Elfman's 'Rabbit' hops, but will it fly?
Review: The film composer's first ballet doesn't quite work as
There are two kinds of ballet music the kind that, for
various reasons, achieves independent life as concert music, and the kind that,
for various reasons, doesn't. Either kind, by the way, can be good ballet music
per se, that is, it can make perfectly suitable material to dance to.
No one plays Adolphe Adam's score to Giselle as concert music, but that
doesn't mean it's not fine ballet music. On the other hand, the ballet music
of Tchaikovsky, Stravinsky, Prokofiev, to name a few, is a staple of the concert
repertoire, at least in suite form.
This listener's sense of Danny Elfman's score for Rabbit and
Rogue, Twyla Tharp's new dance for American Ballet Theatre, is that it wouldn't
succeed especially well as concert music. The 45-minute work has many appealing
qualities: it's athletic in its rhythms, attractively tuneful at times, thoroughly
fun (and sometimes funny) and approachable. As dance music, it seems to serve
Tharp and company just fine.
Rabbit and Rogue is Elfman's second extended non-filmic
piece for orchestra. As with many other film composers who are deprived of images
on the screen for inspiration, in Rabbit he appears to struggle with
the idea of form. The music wanders here, there and everywhere without anything
to tie it down. Even within the five pieces that make up his ballet, there is
no clear forward thrust, or sense of beginning, middle and end. The nonnarrative
structure of Tharp's Rabbit and Rogue (it has no scenario) seems to have
left Elfman hanging without a rope.
What's more, Elfman's score, again like much film music, is derivative.

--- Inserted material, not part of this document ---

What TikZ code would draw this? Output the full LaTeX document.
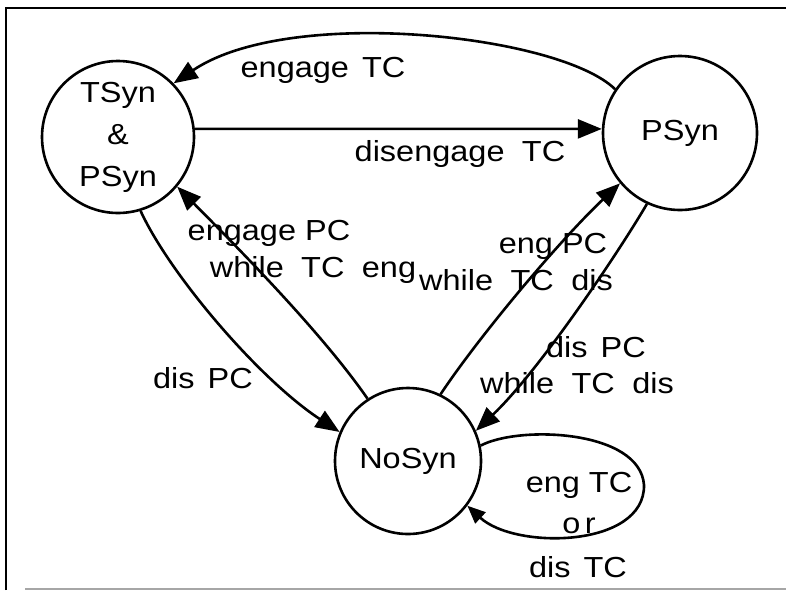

Philip Glass informs its rhythms and many of its harmonies. Prokofiev is in
there a lot too, and one movement is an extensive crib on the fugue section
of Britten's Young Person's Guide to the Orchestra. A quote, or near
quote, of a famous tune (or is it?), which then takes over the proceedings,
will have the knowing listener scratching his head and trying to place it. He
also throws in an off-kilter waltz, some circus stuff (galumphing elephants)
and a ragtime with electronic dub accompaniment (not bad).
It all ends up sounding rather like a musical soup constantly being stirred,
motion for the sake of motion. The orchestration is typically cinematic (take
it or leave it) and the orchestra is amplified, which turns it into a collection
of different, distinct sounds rather than a palette of colors to combine, blend,
shade and amass.
On the first half of the program, Danish composer Knudaage Riisager's
score for Etudes (1948) proved a charming treat. It's based on a series
of Czerny's piano exercises, once the bane of every piano student's existence,
and is gracefully, creatively instrumented, with a few modernistic colors and
a spicy dissonance thrown in here and there. A concert suite could definitely
be made (the overture is especially delightful, a breezy lacing of scales).
The Pacific Symphony played both scores ably and enthusiastically,
some occasional difficulties in the Etudes notwithstanding. Charles Barker
(Etudes) and Ormsby Wilkins conducted.